Segundo a autora o “mito
fundador” impõe um “vínculo interno com o passado de origem, isto é, com um passado que
não cessa nunca, que se conserva perenemente presente...”. (CHAUI 2000
p.9)
Alguns exemplos do mito fundador
em nossa sociedade são: Descobrimento do Brasil, os Bandeirantes, Proclamação da República, entre outros.
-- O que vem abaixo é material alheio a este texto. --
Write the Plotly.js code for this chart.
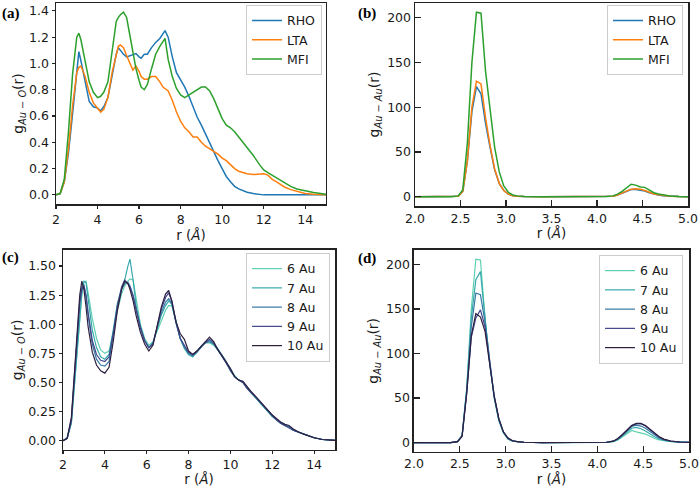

Esses acontecimentos são fatos históricos
reais, porém são utilizados de forma grandiosa e mítica para legitimar a nossa cultura
ocidental e européia, justificar o genocídio dos indígenas, e principalmente
entre outras coisas, assegurar o status quo de um determinado grupo no poder.
Assim a cada ano que se passa, o
mito sueco mais se faz presente no contexto assembleiano. Seja para legitimar
lideranças, doutrinas e costumes, ou para conclamar a união de todos os
ministérios, pois afinal de contas todos os assembleianos têm nos suecos sua
origem espiritual comum. Basta verificar como a imagem dos pioneiros
escandinavos é usada nos históricos das igrejas e convenções.
O que essa supervalorização dos
missionários suecos esconde na verdade, são as contradições e os muitos embates
que houve entre eles e os pastores brasileiros durante os primeiros anos, e o
período de formação das Assembléias de Deus no Brasil.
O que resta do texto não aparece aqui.